Tests have been used for centuries to find out how much we know or to learn more about one thing or another. Social testing achieves both and can help drive better ROI for brands. But this also flies in the face of those who argue that they’ve always done something that way, kind of a variation of the “If it ain’t broke, don’t fix it” saying. Marketers, on the other hand, know the value of making data-driven decisions, and social media testing is the roadway to that.
There are some key things marketers need to know before embarking on social media testing. As obvious as it seems, the first is understanding the goals of the company. The second is knowing the goals for each platform being tested and an understanding of the audiences for each channel. Next is the latest review of current performance and, finally, a list of ideas to be tested that could include hunches and other theories. There are three types of social media tests.
A/B testing is a reliable way to obtain results as well as being the easiest. What’s important in running A/B tests is remembering not to change too many variables at once. Single variables like comparing results for time of day or link versus video deliver clear results. Testing long versus short captions, illustration versus photo, and statement versus caption also provide useful outcomes.
While similar to A/B tests, split tests are broader and more general than A/B tests.
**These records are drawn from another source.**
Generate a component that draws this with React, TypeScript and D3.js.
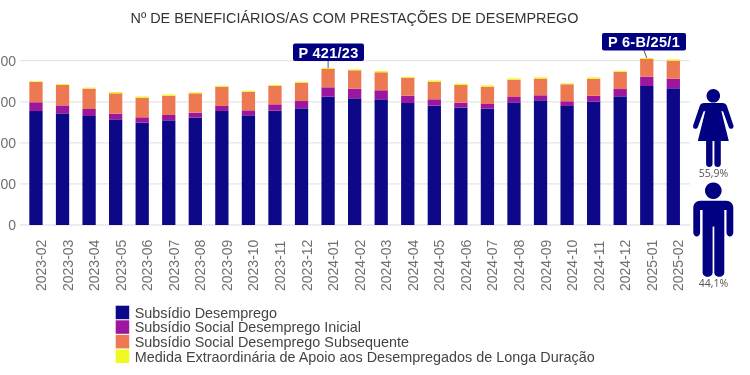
import React from "react";
import * as d3 from "d3";

const months = ["2023-02","2023-03","2023-04","2023-05","2023-06","2023-07","2023-08","2023-09","2023-10","2023-11","2023-12","2024-01","2024-02","2024-03","2024-04","2024-05","2024-06","2024-07","2024-08","2024-09","2024-10","2024-11","2024-12","2025-01","2025-02"];
const subsidio = [138800,135900,132700,128600,124600,127400,130700,138800,133500,139200,142000,156200,154200,153000,148500,145300,142800,141600,149300,151800,144900,150100,156600,169200,166400];
const socialInicial = [10600,9700,8500,6900,6500,6500,6100,6100,6100,7700,8900,11400,11800,11000,8900,7700,6100,5700,6500,6100,5700,7300,8900,11400,11800];
const socialSubsequente = [24800,24800,24800,24800,23900,23500,23500,23500,22700,22300,22300,22300,22300,21900,21900,21500,21500,21100,21100,20300,20700,20700,21100,21500,21900];
const medida = [800,1200,1200,1600,1600,1600,1200,1200,1200,1200,1200,1200,1200,1600,1200,1600,1600,1600,1600,1600,1200,1600,1200,1200,1600];
const yTicks = [0,50000,100000,150000,200000];
const seriesNames = ["Subsídio Desemprego","Subsídio Social Desemprego Inicial","Subsídio Social Desemprego Subsequente","Medida Extraordinária de Apoio aos Desempregados de Longa Duração"];
const seriesColors = ["#0d0887","#9c179e","#ed7953","#f0f921"];
const notes = [{ month: "2024-01", label: "P 421/23" }, { month: "2025-01", label: "P 6-B/25/1" }];
const FONT = "'Liberation Sans', Arial, sans-serif";
const NAVY = "#000080";

const rows = months.map((m, i) => ({ m, a: subsidio[i], b: socialInicial[i], c: socialSubsequente[i], d: medida[i] }));
const stack = d3.stack<any>().keys(["a","b","c","d"])(rows);
const x = d3.scaleBand<string>().domain(months).range([22.7, 686.6]).paddingInner(0.5).paddingOuter(0.25);
const y = d3.scaleLinear().domain([0, 200000]).range([225, 60.7]);

const woman = "M20 0a6.8 6.8 0 1 1-.01 0ZM11 14H29c2.500 0 3.800 1.200 4.600 3L40 36c.7 1.800 0 3.200-1.400 3.700-1.400.5-2.600-.2-3.200-1.700L29.800 22.500 28 22 35.500 52H27.500V75c0 1.700-1.400 3-3.200 3s-3.200-1.300-3.200-3V52H19.200V75c0 1.700-1.400 3-3.200 3s-3.200-1.300-3.200-3V52H4.500L12 22 10.200 22.500 4.600 38c-.6 1.500-1.800 2.200-3.200 1.700-1.400-.5-2.100-1.900-1.400-3.700L6.400 17c.8-1.800 2.100-3 4.600-3Z";
const man = "M20 0a8.300 8.300 0 1 1-.01 0ZM7 18.300H33c4 0 7 3 7 7V50c0 2.300-1.500 4-3.400 4s-3.400-1.700-3.400-4V27.500H31V90c0 2.400-2.100 4.300-5 4.300s-5-1.900-5-4.300V44H19.300V90c0 2.400-2.100 4.300-5 4.300s-5-1.900-5-4.300V27.500H6.800V50c0 2.300-1.500 4-3.400 4S0 52.300 0 50V25.300C0 21.300 3 18.300 7 18.300Z";

export default function App() {
  return (
    <svg width={750} height={375} style={{ position: "absolute", left: 0, top: 0, background: "#fff", filter: "blur(0.5px)" }} fontFamily={FONT}>
      <text x={354.500} y={23} textAnchor="middle" fontSize={14.400} fill="#333">Nº DE BENEFICIÁRIOS/AS COM PRESTAÇÕES DE DESEMPREGO</text>
      {yTicks.map((t) => (
        <g key={t}>
          <line x1={20} x2={690} y1={y(t)} y2={y(t)} stroke="#e6e6e6" strokeWidth={1.3} />
          <text x={16} y={y(t)} dy="0.36em" textAnchor="end" fontSize={14} fill="#707070">{t}</text>
        </g>
      ))}
      {stack.map((s, i) => (
        <g key={i} fill={seriesColors[i]}>
          {s.map((d, j) => (
            <rect key={j} x={x(months[j])} width={x.bandwidth()} y={y(d[1])} height={y(d[0]) - y(d[1])} />
          ))}
        </g>
      ))}
      {months.map((m) => {
        const cx = x(m)! + x.bandwidth() / 2;
        return (
          <text key={m} transform={`translate(${cx + 10},291) rotate(-90)`} fontSize={14} fill="#707070">{m}</text>
        );
      })}
      {notes.map((n, k) => {
        const i = months.indexOf(n.month);
        const cx = x(n.month)! + x.bandwidth() / 2;
        const top = y(subsidio[i] + socialInicial[i] + socialSubsequente[i] + medida[i]);
        const w = k === 0 ? 71 : 84;
        const bx = k === 0 ? 293 : 602;
        const by = k === 0 ? 43.500 : 33;
        return (
          <g key={n.month}>
            <line x1={k === 0 ? cx : cx - 3} y1={by + 17} x2={cx} y2={top} stroke="#555" strokeWidth={1} />
            <rect x={bx} y={by} width={w} height={17.500} rx={2} fill={NAVY} />
            <text x={bx + w / 2} y={by + 14} textAnchor="middle" fontSize={14.500} fontWeight={700} fill="#fff" letterSpacing={0.3}>{n.label}</text>
          </g>
        );
      })}
      <path d={woman} transform="translate(693.300,89)" fill={NAVY} />
      <text x={713.500} y={176.500} textAnchor="middle" fontSize={10.500} fill="#555" fontFamily="'Open Sans', sans-serif">55,9%</text>
      <path d={man} transform="translate(693.300,182.400)" fill={NAVY} />
      <text x={713.500} y={286.500} textAnchor="middle" fontSize={10.500} fill="#555" fontFamily="'Open Sans', sans-serif">44,1%</text>
      {seriesNames.map((n, i) => (
        <g key={n} transform={`translate(115.700,${305.700 + i * 14.600})`}>
          <rect width={13.500} height={13.500} fill={seriesColors[i]} />
          <text x={19} y={12} fontSize={14.400} fill="#444">{n}</text>
        </g>
      ))}
    </svg>
  );
}
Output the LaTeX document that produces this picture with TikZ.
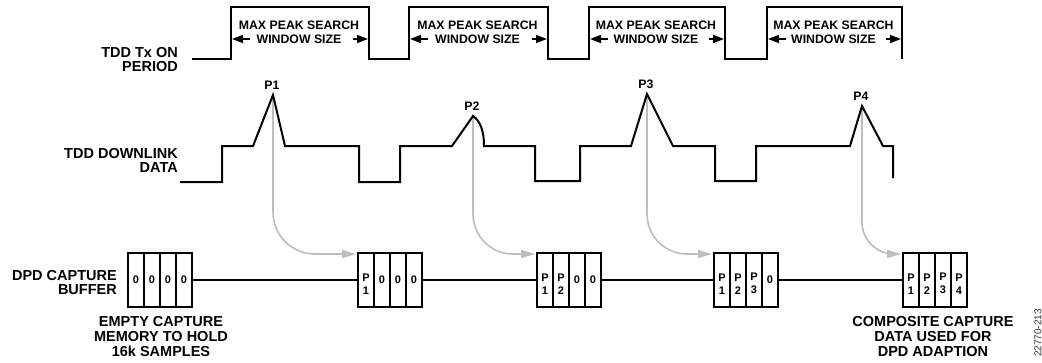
\documentclass[tikz,border=0pt]{standalone}
\usepackage{fontspec}
\setmainfont{Liberation Sans}
\usetikzlibrary{arrows.meta,calc}
\definecolor{arrgray}{RGB}{190,190,190}
\newcommand\capcells[6]{%
  \node[cell] (#1-1) at ({#2+8},280) {#3};
  \node[cell] (#1-2) at ({#2+24},280) {#4};
  \node[cell] (#1-3) at ({#2+40},280) {#5};
  \node[cell] (#1-4) at ({#2+56},280) {#6};
}
\newcommand\pcell[1]{\rule{0pt}{15pt}P\\#1}
\begin{document}
\begin{tikzpicture}[x=1pt,y=-1pt,
  wave/.style={line width=2pt},
  cell/.style={draw, line width=2pt, minimum width=16pt, minimum height=54pt, inner sep=0pt, align=center, font=\bfseries\fontsize{11}{13}\selectfont},
  sidelbl/.style={anchor=east, align=right, inner sep=0pt, font=\bfseries\fontsize{14.5}{14}\selectfont},
  notelbl/.style={anchor=north, align=center, inner sep=0pt, font=\bfseries\fontsize{14.5}{14.7}\selectfont},
  winlbl/.style={align=center, inner sep=0pt, font=\bfseries\fontsize{12.3}{13.3}\selectfont},
  peaklbl/.style={anchor=base, inner sep=0pt, font=\bfseries\fontsize{12.3}{14}\selectfont},
  winarrow/.style={line width=1.6pt, -{Triangle[length=11pt,width=8pt]}},
  grayarrow/.style={draw=arrgray, line width=1.6pt, -{Triangle[length=14pt,width=8pt]}},
  busline/.style={line width=1.6pt},
]
\path[fill=white, use as bounding box] (0,0) rectangle (1042,362);

% peak coordinates
\coordinate (pk1) at (273,95);
\coordinate (pk2) at (473,116);
\coordinate (pk3) at (647,94);
\coordinate (pk4) at (862,106);

% capture buffers
\capcells{a}{128}{0}{0}{0}{0}
\capcells{b}{358}{\pcell{1}}{0}{0}{0}
\capcells{c}{537}{\pcell{1}}{\pcell{2}}{0}{0}
\capcells{d}{714}{\pcell{1}}{\pcell{2}}{\pcell{3}}{0}
\capcells{e}{903}{\pcell{1}}{\pcell{2}}{\pcell{3}}{\pcell{4}}

\draw[busline] (a-4.east) -- (b-1.west);
\draw[busline] (b-4.east) -- (c-1.west);
\draw[busline] (c-4.east) -- (d-1.west);
\draw[busline] (d-4.east) -- (e-1.west);

% gray capture arrows
\draw[grayarrow, rounded corners=42pt] (pk1) |- ($(b-1.north west)+(-1,2)$);
\draw[grayarrow, rounded corners=40pt] (pk2) |- ($(c-1.north west)+(-1,2)$);
\draw[grayarrow, rounded corners=40pt] (pk3) |- ($(d-1.north west)+(-1,2)$);
\draw[grayarrow, rounded corners=32pt] (pk4) |- ($(e-1.north west)+(-1,2)$);

% TDD Tx ON period waveform
\draw[wave] (192,59) -- (231,59) -- (231,7) -- (369,7) -- (369,59) -- (409,59) -- (409,7)
  -- (548,7) -- (548,59) -- (589,59) -- (589,7) -- (725,7) -- (725,59) -- (767,59)
  -- (767,7) -- (902,7) -- (902,59);

\foreach \L/\R/\n in {231/369/1, 409/548/2, 589/725/3, 767/902/4} {
  \node[winlbl] (win\n) at ({(\L+\R)/2-1},32.3) {MAX PEAK SEARCH\\WINDOW SIZE};
  \draw[winarrow] ({\L+19},39) -- ({\L+1},39);
  \draw[winarrow] ({\R-16},39) -- ({\R-1},39);
}

% TDD downlink data waveform
\draw[wave] (180,182) -- (222,182) -- (222,146) -- (253,146) -- (pk1) -- (285,146)
  -- (359,146) -- (359,182) -- (400,182) -- (400,146) -- (452,146) -- (pk2)
  .. controls (480,121) and (484,130) .. (484,146) -- (535,146) -- (535,181)
  -- (580,181) -- (580,146) -- (631,146) -- (pk3) -- (673,146) -- (715,146)
  -- (715,181) -- (756,181) -- (756,146) -- (850,146) -- (pk4) -- (883,146)
  -- (893,146) -- (893,178);

\node[peaklbl] (lp1) at ($(pk1)+(-1,-6)$) {P1};
\node[peaklbl] (lp2) at ($(pk2)+(-1,-6)$) {P2};
\node[peaklbl] (lp3) at ($(pk3)+(-1,-6)$) {P3};
\node[peaklbl] (lp4) at ($(pk4)+(-1,-6)$) {P4};

% side labels
\node[sidelbl] (txlbl) at (178,59.7) {TDD Tx ON\\PERIOD};
\node[sidelbl] (dllbl) at (178,160) {TDD DOWNLINK\\DATA};
\node[sidelbl] (dpdlbl) at (117,283) {DPD CAPTURE\\BUFFER};

% notes under buffers
\node[notelbl] (emptylbl) at ($(a-2.south east)+(0,8.5)$) {EMPTY CAPTURE\\MEMORY TO HOLD\\16k SAMPLES};
\node[notelbl] (complbl) at ($(e-2.south east)+(-3,8.5)$) {COMPOSITE CAPTURE\\DATA USED FOR\\DPD ADAPTION};

\node[rotate=90, inner sep=0pt, text=black!80, font=\fontsize{10}{10}\selectfont] (figid) at (1038,333) {22770-213};
\end{tikzpicture}
\end{document}
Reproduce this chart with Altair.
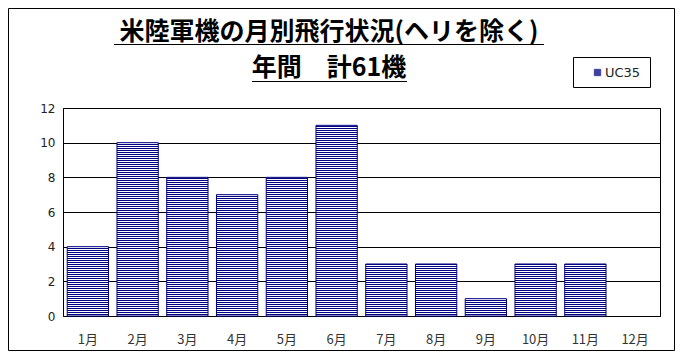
import altair as alt
import pandas as pd

# ---- data ----
months = ["1月", "2月", "3月", "4月", "5月", "6月", "7月", "8月", "9月", "10月", "11月", "12月"]
flights = [4, 10, 8, 7, 8, 11, 3, 3, 1, 3, 3, 0]
series_name = "UC35"
title_lines = ["米陸軍機の月別飛行状況(ヘリを除く)", "年間　計61機"]
y_ticks = [0, 2, 4, 6, 8, 10, 12]

W, H = 597, 208
Y_MAX = 12
NAVY = "#000080"
px_per_unit = H / Y_MAX

bars_df = pd.DataFrame({"month": months, "count": flights, "series": series_name})

# horizontal hatch stripes inside each bar (derived from the values)
rows = []
for m, v in zip(months, flights):
    n = int(v * px_per_unit)
    for k in range(1, n, 2):
        rows.append({"month": m, "y0": k / px_per_unit, "y1": (k + 1) / px_per_unit,
                     "series": series_name})
stripes_df = pd.DataFrame(rows)

x_scale = alt.Scale(domain=months, paddingInner=0.17, paddingOuter=0.085)
x_axis = alt.Axis(labelAngle=0, labelFont="Noto Sans CJK JP", labelFontSize=13,
                  labelColor="#333", labelPadding=17, ticks=False, domain=False,
                  grid=False)
y_scale = alt.Scale(domain=[0, Y_MAX], nice=False)
y_axis = alt.Axis(values=y_ticks, grid=True, gridColor="black", gridWidth=1,
                  ticks=False, domain=False, labelFont="DejaVu Sans", labelOverlap=False,
                  labelFontSize=12, labelColor="#222", labelPadding=8)

base_bars = alt.Chart(bars_df).transform_filter("datum.count > 0").mark_bar(
    fill="white", stroke=NAVY, strokeWidth=1
).encode(
    x=alt.X("month:N", sort=months, title=None, scale=x_scale, axis=x_axis),
    y=alt.Y("count:Q", scale=y_scale, title=None, axis=y_axis),
)

stripes = alt.Chart(stripes_df).mark_bar(strokeWidth=0).encode(
    x=alt.X("month:N", sort=months, title=None, scale=x_scale, axis=x_axis),
    y=alt.Y("y0:Q", scale=y_scale, title=None, axis=y_axis),
    y2="y1:Q",
    color=alt.Color("series:N", scale=alt.Scale(domain=[series_name], range=[NAVY]),
                    legend=alt.Legend(title=None, orient="none", legendX=528, legendY=-42,
                                      symbolType="square", symbolSize=40, symbolOpacity=0.75,
                                      symbolStrokeColor=NAVY, symbolStrokeWidth=1,
                                      labelFont="DejaVu Sans", labelFontSize=13,
                                      labelColor="#222", padding=0, labelOffset=1)),
)

one = pd.DataFrame({"a": [0]})

title1 = alt.Chart(one).mark_text(
    text=title_lines[0], font="Noto Sans CJK JP", fontSize=25, fontWeight="bold",
    align="center", baseline="alphabetic", color="black"
).encode(x=alt.value(266), y=alt.value(-68))

title2 = alt.Chart(one).mark_text(
    text=title_lines[1], font="Noto Sans CJK JP", fontSize=25, fontWeight="bold",
    align="center", baseline="alphabetic", color="black"
).encode(x=alt.value(266), y=alt.value(-32))

underline1 = alt.Chart(one).mark_rule(color="black", strokeWidth=1).encode(
    x=alt.value(51), x2=alt.value(481), y=alt.value(-63.5))
underline2 = alt.Chart(one).mark_rule(color="black", strokeWidth=1).encode(
    x=alt.value(189), x2=alt.value(344), y=alt.value(-26.5))

legend_box = alt.Chart(one).mark_rect(fillOpacity=0, stroke="black", strokeWidth=1).encode(
    x=alt.value(510.5), x2=alt.value(587.5), y=alt.value(-50.5), y2=alt.value(-20.5))

outer_box = alt.Chart(one).mark_rect(fillOpacity=0, stroke="black", strokeWidth=1).encode(
    x=alt.value(-54.5), x2=alt.value(611.5), y=alt.value(-99.5), y2=alt.value(242.5))

chart = alt.layer(
    base_bars, stripes, title1, title2, underline1, underline2, legend_box, outer_box
).properties(
    width=W, height=H,
    padding={"left": 55, "top": 100, "right": 15, "bottom": 35},
    autosize=alt.AutoSizeParams(type="none"),
    background="white",
).configure_view(stroke="black", strokeWidth=1)

chart.save("out.html", embed_options={"renderer": "svg", "actions": False})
Split tests are often used to test big changes like which website page is more appealing and retains visitor interest. Often used on landing pages, split tests can help determine the popularity of different headlines or images and whether there’s a need to change one or the other.
As the name suggests, multivariable testing involves testing several variables at the same time. Not only is this trickier and more difficult, but multivariable media testing requires a larger audience. As such, it should be run on a site that has high volume so that results may be obtained and compared within a relatively short time. The option is to run it on one or more of the brand’s more heavily trafficked social media platforms.
Some examples of multivariable testing include different content types with different accompanying captions or the same content types but different audiences to see where the best responses come from. Or it might match up short animated videos against longer live-action videos. An interesting multivariable test would compare the appeal of a variety of call-to-action buttons with different featured images.
Determine the following things: the objective of the testing, which test will be used, the intended audience, other qualifications, if any, of the target audience, and the test duration. Map out a plan to maximize response rates. Such a plan could include sending out reminders and offering incentives to complete and return the survey by a specified deadline.
Once the plan is rolled out and the results received and analyzed, implement any improvements but continue monitoring to see if the changes did indeed improve click-through rates and ROI.